• Requirement:
Everything in the data should be repeated exactly, save for the images.

★ ★ ★ ★ ★ ★ ★

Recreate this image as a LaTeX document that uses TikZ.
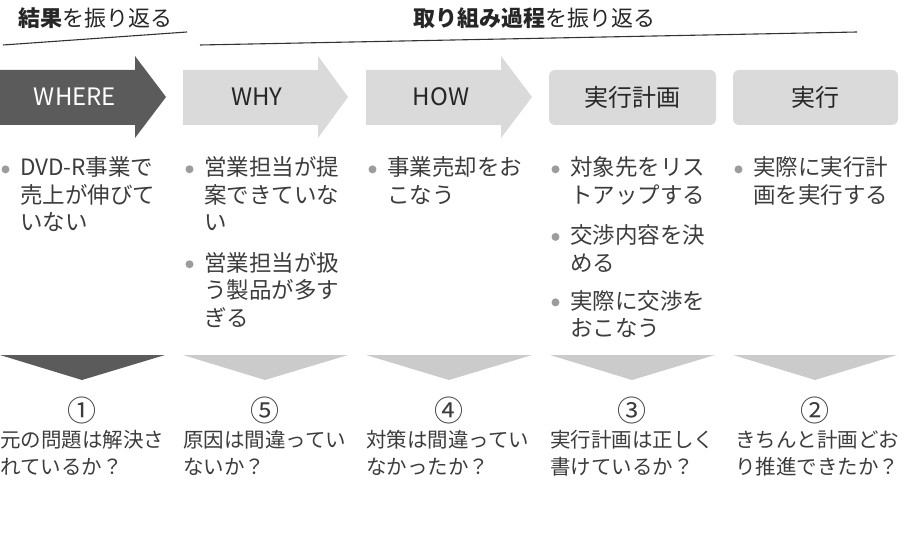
\documentclass[tikz,border=0pt]{standalone}
\usepackage{fontspec}
\setmainfont{Noto Sans CJK JP}
\usetikzlibrary{calc}

\definecolor{darkbox}{HTML}{5B5B5B}
\definecolor{lightbox}{HTML}{DADADA}
\definecolor{lighttri}{HTML}{CBCBCB}
\definecolor{dotgray}{HTML}{9C9C9C}
\definecolor{textgray}{HTML}{3C3C3C}

\tikzset{
  heading/.style={font=\fontsize{22}{26}\selectfont, text=black!85, anchor=base west, inner sep=0pt},
  rule/.style={line width=1.1pt, black!80},
  steplabel/.style={font=\fontsize{24}{28}\selectfont, text=black!85},
  item/.style={font=\fontsize{22.5}{27.5}\selectfont, text=textgray, anchor=base west, inner sep=0pt, align=left},
  ask/.style={font=\fontsize{20.5}{27}\selectfont, text=textgray, anchor=base west, inner sep=0pt, align=left},
  num/.style={font=\fontsize{29}{32}\selectfont, text=textgray},
}

\begin{document}
\begin{tikzpicture}[x=1pt, y=-1pt]
    \useasboundingbox (0,0) rectangle (921,548);

    % headings over the steps
    \node[heading] (resultHead) at (18,26.5) {\textbf{結果}を振り返る};
    \node[heading] (processHead) at (413,26.5) {\textbf{取り組み過程}を振り返る};
    \coordinate (resultL) at (3,45);
    \coordinate (resultR) at (187,32);
    \coordinate (processL) at (200,45);
    \coordinate (processR) at (857,32);
    \draw[rule] (resultL) -- (resultR);
    \draw[rule] (processL) -- (processR);

    % the five steps
    \fill[darkbox] (0,70) -- (135,70) -- (135,56) -- (166,97) -- (135,138) -- (135,125) -- (0,125) -- cycle;
    \fill[lightbox] (183,70) -- (318,70) -- (318,56) -- (348,97) -- (318,138) -- (318,125) -- (183,125) -- cycle;
    \fill[lightbox] (366,70) -- (501,70) -- (501,56) -- (532,97) -- (501,138) -- (501,125) -- (366,125) -- cycle;
    \fill[lightbox, rounded corners=6pt] (549,70) rectangle (716,125);
    \fill[lightbox, rounded corners=6pt] (733,70) rectangle (898,125);

    \node[steplabel, text=white] (where) at (75,97) {WHERE};
    \node[steplabel] (why) at (257,97) {WHY};
    \node[steplabel] (how) at (441,97) {HOW};
    \node[steplabel] (plan) at (632,97) {実行計画};
    \node[steplabel] (run) at (815,97) {実行};

    % bullet items (placed at the baseline of their last line)
    \node[item] (whereA) at (20,231) {DVD-R事業で\\売上が伸びて\\いない};
    \node[item] (whyA) at (204,231) {営業担当が提\\案できていな\\い};
    \node[item] (whyB) at (204,326) {営業担当が扱\\う製品が多す\\ぎる};
    \node[item] (howA) at (387,203.5) {事業売却をお\\こなう};
    \node[item] (planA) at (570,203.5) {対象先をリス\\トアップする};
    \node[item] (planB) at (570,271) {交渉内容を決\\める};
    \node[item] (planC) at (570,336.5) {実際に交渉を\\おこなう};
    \node[item] (runA) at (753,203.5) {実際に実行計\\画を実行する};

    \foreach \n in {whereA,whyA,whyB,howA,planA,planB,planC,runA}
        \fill[dotgray] ($(\n.north west)+(-14.5,12.5)$) circle (4);

    % triangles down to the questions
    \fill[darkbox] (0,355) -- (165,355) -- (82,380) -- cycle;
    \fill[lighttri] (183,355) -- (348,355) -- (265,380) -- cycle;
    \fill[lighttri] (366,355) -- (532,355) -- (449,380) -- cycle;
    \fill[lighttri] (550,355) -- (715,355) -- (632,380) -- cycle;
    \fill[lighttri] (733,355) -- (897,355) -- (815,380) -- cycle;

    \node[num] (whereNum) at (82,410) {①};
    \node[num] (whyNum) at (265,410) {⑤};
    \node[num] (howNum) at (449,410) {④};
    \node[num] (planNum) at (632,410) {③};
    \node[num] (runNum) at (815,410) {②};

    \node[ask] (whereAsk) at (0,474.8) {元の問題は解決さ\\れているか？};
    \node[ask] (whyAsk) at (183,474.8) {原因は間違ってい\\ないか？};
    \node[ask] (howAsk) at (366,474.8) {対策は間違ってい\\なかったか？};
    \node[ask] (planAsk) at (550,474.8) {実行計画は正しく\\書けているか？};
    \node[ask] (runAsk) at (735,474.8) {きちんと計画どお\\り推進できたか？};
\end{tikzpicture}
\end{document}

★ ★ ★ ★ ★ ★ ★

• Written response:
Recreate this image as a LaTeX document that uses TikZ.
\documentclass[tikz,border=0pt]{standalone}
\usepackage{fontspec}
\setmainfont{Noto Sans CJK JP}
\usetikzlibrary{calc}

\definecolor{darkbox}{HTML}{5B5B5B}
\definecolor{lightbox}{HTML}{DADADA}
\definecolor{lighttri}{HTML}{CBCBCB}
\definecolor{dotgray}{HTML}{9C9C9C}
\definecolor{textgray}{HTML}{3C3C3C}

\tikzset{
  heading/.style={font=\fontsize{22}{26}\selectfont, text=black!85, anchor=base west, inner sep=0pt},
  rule/.style={line width=1.1pt, black!80},
  steplabel/.style={font=\fontsize{24}{28}\selectfont, text=black!85},
  item/.style={font=\fontsize{22.5}{27.5}\selectfont, text=textgray, anchor=base west, inner sep=0pt, align=left},
  ask/.style={font=\fontsize{20.5}{27}\selectfont, text=textgray, anchor=base west, inner sep=0pt, align=left},
  num/.style={font=\fontsize{29}{32}\selectfont, text=textgray},
}

\begin{document}
\begin{tikzpicture}[x=1pt, y=-1pt]
    \useasboundingbox (0,0) rectangle (921,548);

    % headings over the steps
    \node[heading] (resultHead) at (18,26.5) {\textbf{結果}を振り返る};
    \node[heading] (processHead) at (413,26.5) {\textbf{取り組み過程}を振り返る};
    \coordinate (resultL) at (3,45);
    \coordinate (resultR) at (187,32);
    \coordinate (processL) at (200,45);
    \coordinate (processR) at (857,32);
    \draw[rule] (resultL) -- (resultR);
    \draw[rule] (processL) -- (processR);

    % the five steps
    \fill[darkbox] (0,70) -- (135,70) -- (135,56) -- (166,97) -- (135,138) -- (135,125) -- (0,125) -- cycle;
    \fill[lightbox] (183,70) -- (318,70) -- (318,56) -- (348,97) -- (318,138) -- (318,125) -- (183,125) -- cycle;
    \fill[lightbox] (366,70) -- (501,70) -- (501,56) -- (532,97) -- (501,138) -- (501,125) -- (366,125) -- cycle;
    \fill[lightbox, rounded corners=6pt] (549,70) rectangle (716,125);
    \fill[lightbox, rounded corners=6pt] (733,70) rectangle (898,125);

    \node[steplabel, text=white] (where) at (75,97) {WHERE};
    \node[steplabel] (why) at (257,97) {WHY};
    \node[steplabel] (how) at (441,97) {HOW};
    \node[steplabel] (plan) at (632,97) {実行計画};
    \node[steplabel] (run) at (815,97) {実行};

    % bullet items (placed at the baseline of their last line)
    \node[item] (whereA) at (20,231) {DVD-R事業で\\売上が伸びて\\いない};
    \node[item] (whyA) at (204,231) {営業担当が提\\案できていな\\い};
    \node[item] (whyB) at (204,326) {営業担当が扱\\う製品が多す\\ぎる};
    \node[item] (howA) at (387,203.5) {事業売却をお\\こなう};
    \node[item] (planA) at (570,203.5) {対象先をリス\\トアップする};
    \node[item] (planB) at (570,271) {交渉内容を決\\める};
    \node[item] (planC) at (570,336.5) {実際に交渉を\\おこなう};
    \node[item] (runA) at (753,203.5) {実際に実行計\\画を実行する};

    \foreach \n in {whereA,whyA,whyB,howA,planA,planB,planC,runA}
        \fill[dotgray] ($(\n.north west)+(-14.5,12.5)$) circle (4);

    % triangles down to the questions
    \fill[darkbox] (0,355) -- (165,355) -- (82,380) -- cycle;
    \fill[lighttri] (183,355) -- (348,355) -- (265,380) -- cycle;
    \fill[lighttri] (366,355) -- (532,355) -- (449,380) -- cycle;
    \fill[lighttri] (550,355) -- (715,355) -- (632,380) -- cycle;
    \fill[lighttri] (733,355) -- (897,355) -- (815,380) -- cycle;

    \node[num] (whereNum) at (82,410) {①};
    \node[num] (whyNum) at (265,410) {⑤};
    \node[num] (howNum) at (449,410) {④};
    \node[num] (planNum) at (632,410) {③};
    \node[num] (runNum) at (815,410) {②};

    \node[ask] (whereAsk) at (0,474.8) {元の問題は解決さ\\れているか？};
    \node[ask] (whyAsk) at (183,474.8) {原因は間違ってい\\ないか？};
    \node[ask] (howAsk) at (366,474.8) {対策は間違ってい\\なかったか？};
    \node[ask] (planAsk) at (550,474.8) {実行計画は正しく\\書けているか？};
    \node[ask] (runAsk) at (735,474.8) {きちんと計画どお\\り推進できたか？};
\end{tikzpicture}
\end{document}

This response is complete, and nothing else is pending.